Turn vague concern into specific questions

  • I cannot connect this wallet receipt to an exchange withdrawal.
  • I do not know which acquisition record belongs to this later movement.
  • This outgoing transaction has no clear label.
  • The software output shows a number I cannot explain.
  • This wallet may have been used for more than one purpose.
  • I received Bitcoin and do not know what facts matter for review.

Questions, not expected answers

Bring questions, not expected answers.

A professional-boundary page should not train the reader to pre-decide the answer.
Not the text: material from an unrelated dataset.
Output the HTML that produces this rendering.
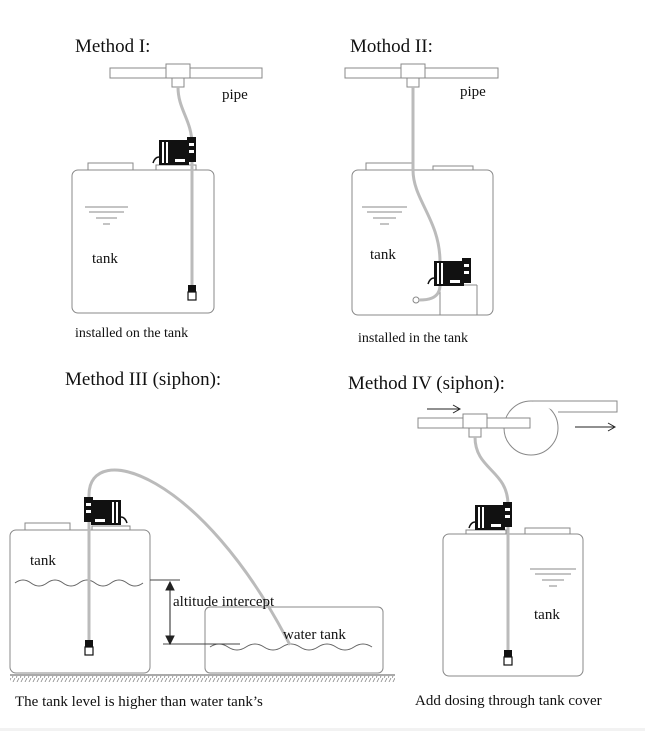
<!DOCTYPE html>
<html><head><meta charset="utf-8"><style>
html,body{margin:0;padding:0;background:#fff;}
svg{display:block;}
text{font-family:"Liberation Serif",serif;fill:#111;}
</style></head><body>
<svg width="645" height="731" viewBox="0 0 645 731" xmlns="http://www.w3.org/2000/svg">
<defs>
<g id="pump">
  <path d="M-4 26 q2 -6 6 -6" fill="none" stroke="#111" stroke-width="1.5"/>
  <rect x="2" y="3" width="30" height="25" fill="#111"/>
  <rect x="5" y="5" width="2" height="21" fill="#fff"/>
  <rect x="9" y="5" width="2" height="21" fill="#fff"/>
  <rect x="18" y="22" width="10" height="3" fill="#fff"/>
  <rect x="30" y="0" width="9" height="25" fill="#111"/>
  <rect x="32" y="6" width="5" height="3" fill="#fff"/>
  <rect x="32" y="13" width="5" height="3" fill="#fff"/>
</g>
<g id="foot">
  <rect x="-4" y="0" width="8" height="7" fill="#111"/>
  <rect x="-4" y="7" width="8" height="8" fill="#fff" stroke="#111" stroke-width="1.2"/>
</g>
<pattern id="hatch" width="4" height="6" patternUnits="userSpaceOnUse">
  <line x1="0" y1="6" x2="3" y2="0" stroke="#888" stroke-width="0.8"/>
</pattern>
</defs>

<g fill="none" stroke="#888" stroke-width="1">
<!-- Method I -->
<rect x="110" y="68" width="152" height="10" fill="#fff"/>
<rect x="166" y="64" width="24" height="14" fill="#fff"/>
<rect x="172" y="78" width="12" height="9" fill="#fff"/>
<rect x="72" y="170" width="142" height="143" rx="6"/>
<rect x="88" y="163" width="45" height="7"/>
<rect x="156" y="165" width="40" height="5"/>
<line x1="85" y1="207" x2="128" y2="207"/><line x1="89" y1="212" x2="124" y2="212"/>
<line x1="96" y1="218" x2="117" y2="218"/><line x1="103" y1="224" x2="110" y2="224"/>
<!-- Method II -->
<rect x="345" y="68" width="153" height="10" fill="#fff"/>
<rect x="401" y="64" width="24" height="14" fill="#fff"/>
<rect x="407" y="78" width="12" height="9" fill="#fff"/>
<rect x="352" y="170" width="141" height="145" rx="6"/>
<rect x="366" y="163" width="47" height="7"/>
<rect x="433" y="166" width="40" height="4"/>
<line x1="362" y1="207" x2="407" y2="207"/><line x1="367" y1="212" x2="402" y2="212"/>
<line x1="373" y1="218" x2="396" y2="218"/><line x1="380" y1="224" x2="389" y2="224"/>
<path d="M440 285 v30 M477 285 v30 M440 285 h37"/>
<circle cx="416" cy="300" r="3"/>
<!-- Method III -->
<rect x="10" y="530" width="140" height="143" rx="6"/>
<rect x="25" y="523" width="45" height="7"/>
<rect x="92" y="526" width="38" height="4"/>
<rect x="205" y="607" width="178" height="66" rx="5"/>
<path d="M15 583 q8 -6 16 0 t16 0 t16 0 t16 0 t16 0 t16 0 t16 0 t16 0" stroke="#666"/>
<path d="M210 647 q9 -6 18 0 t18 0 t18 0 t18 0 t18 0 t18 0 t18 0 t18 0 t18 0" stroke="#666"/>
<line x1="150" y1="580" x2="180" y2="580" stroke="#444"/>
<line x1="163" y1="644" x2="240" y2="644" stroke="#444"/>
<line x1="10" y1="675" x2="395" y2="675" stroke="#555"/>
<!-- Method IV -->
<circle cx="531" cy="428" r="27" fill="#fff"/>
<path d="M531 401 L617 401 L617 412 L558 412" fill="#fff"/>
<rect x="418" y="418" width="112" height="10" fill="#fff"/>
<rect x="463" y="414" width="24" height="14" fill="#fff"/>
<rect x="469" y="428" width="12" height="9" fill="#fff"/>
<rect x="443" y="534" width="140" height="142" rx="6"/>
<rect x="525" y="528" width="45" height="6"/>
<rect x="466" y="530" width="40" height="4"/>
<line x1="530" y1="569" x2="576" y2="569"/><line x1="535" y1="574" x2="571" y2="574"/>
<line x1="542" y1="580" x2="564" y2="580"/><line x1="549" y1="586" x2="557" y2="586"/>
</g>
<rect x="10" y="676" width="385" height="6" fill="url(#hatch)"/>

<!-- hoses -->
<g fill="none" stroke="#bbb" stroke-width="3">
<path d="M178 87 C178 110 192 120 192 145 L192 286"/>
<path d="M413 87 L413 170 C413 200 440 220 440 262"/>
<path d="M440 285 C440 300 425 300 419 300"/>
<path d="M89 640 L89 495 C89 440 200 470 290 645"/>
<path d="M475 437 C475 470 508 470 508 505 L508 650"/>
</g>

<!-- pumps -->
<use href="#pump" x="157" y="137"/>
<use href="#pump" x="432" y="258"/>
<g transform="translate(123,497) scale(-1,1)"><use href="#pump"/></g>
<use href="#pump" x="473" y="502"/>
<use href="#foot" x="192" y="285"/>
<use href="#foot" x="89" y="640"/>
<use href="#foot" x="508" y="650"/>

<!-- arrows -->
<g stroke="#222" stroke-width="1" fill="none">
<line x1="170" y1="586" x2="170" y2="640"/>
<path d="M166 590 L170 582 L174 590 Z M166 636 L170 644 L174 636 Z" fill="#222"/>
<line x1="427" y1="409" x2="459" y2="409"/><path d="M453 405 L460 409 L453 413"/>
<line x1="575" y1="427" x2="614" y2="427"/><path d="M608 423 L615 427 L608 431"/>
</g>

<!-- text -->
<text x="75" y="52" font-size="19">Method I:</text>
<text x="350" y="52" font-size="19">Mothod II:</text>
<text x="65" y="385" font-size="19">Method III (siphon):</text>
<text x="348" y="389" font-size="19">Method IV (siphon):</text>
<text x="222" y="99" font-size="15">pipe</text>
<text x="460" y="96" font-size="15">pipe</text>
<text x="92" y="263" font-size="15">tank</text>
<text x="370" y="259" font-size="15">tank</text>
<text x="30" y="565" font-size="15">tank</text>
<text x="534" y="619" font-size="15">tank</text>
<text x="173" y="606" font-size="15">altitude intercept</text>
<text x="283" y="639" font-size="15">water tank</text>
<text x="75" y="337" font-size="14">installed on the tank</text>
<text x="358" y="342" font-size="14">installed in the tank</text>
<text x="15" y="706" font-size="15">The tank level is higher than water tank’s</text>
<text x="415" y="705" font-size="15">Add dosing through tank cover</text>
<rect x="0" y="728" width="645" height="3" fill="#f2f2f2"/>
</svg>
</body></html>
A better posture is to bring organized facts and direct questions.

Useful question patterns

  • What facts are missing from this record set?
  • Which transactions need more support?
  • Which wallet movements need clearer labels?
  • Which acquisition records are not connected to later activity?
  • Which parts of the software output need review?
  • What source records would help clarify this uncertainty?
  • Does this fact pattern require treatment analysis beyond software calculation?

Scope limits

What not to expect from this page

The purpose is narrower and more useful: identify complexity signals, prepare records, and route treatment questions to qualified review.

  1. Boundary 1

    It does not replace software.

  2. Boundary 2

    It does not replace a qualified professional.

  3. Boundary 3

    It does not decide whether any specific movement is taxable, non-taxable, reportable, non-reportable, exempt, ignored, safe, or automatically handled.

  4. Boundary 4

    It does not tell the reader how to respond to a notice, review, or audit.

  5. Boundary 5

    It does not give filing instructions.

  6. Boundary 6

    It does not recommend a professional service.

  7. Boundary 7

    It does not recommend tax software.

Bottom line

The question is what kind of work the facts require.

The question is not software versus a professional.

Software computes from records. It can organize history, calculate from supplied data, and make review easier. Qualified judgment interprets facts under applicable rules, especially when records are missing, wallet movement is unclear, cost-basis context is broken, software output cannot be explained, prior-year gaps exist, or formal contact from a tax authority is involved.

Start with records. Identify the uncertainty. Bring questions, not expected answers.

This page does not decide for you. It helps you recognize when the facts may deserve qualified review.

For the full tax-scope boundary, see the Bitcoin Plaster tax disclaimer.

FAQ

When to use a tax professional for Bitcoin taxes FAQ

These answers stay at professional-boundary and complexity-signal level. They do not provide tax treatment conclusions, service referrals, software recommendations, or filing guidance.

Not automatically. Self-custody by itself does not let this page decide whether you need a professional. The complexity signal is whether the records are clear: wallet labels, exchange withdrawals, wallet receipts, transaction IDs, acquisition records, fees, and notes explaining purpose. If those records are incomplete or unclear, qualified review may be worth considering.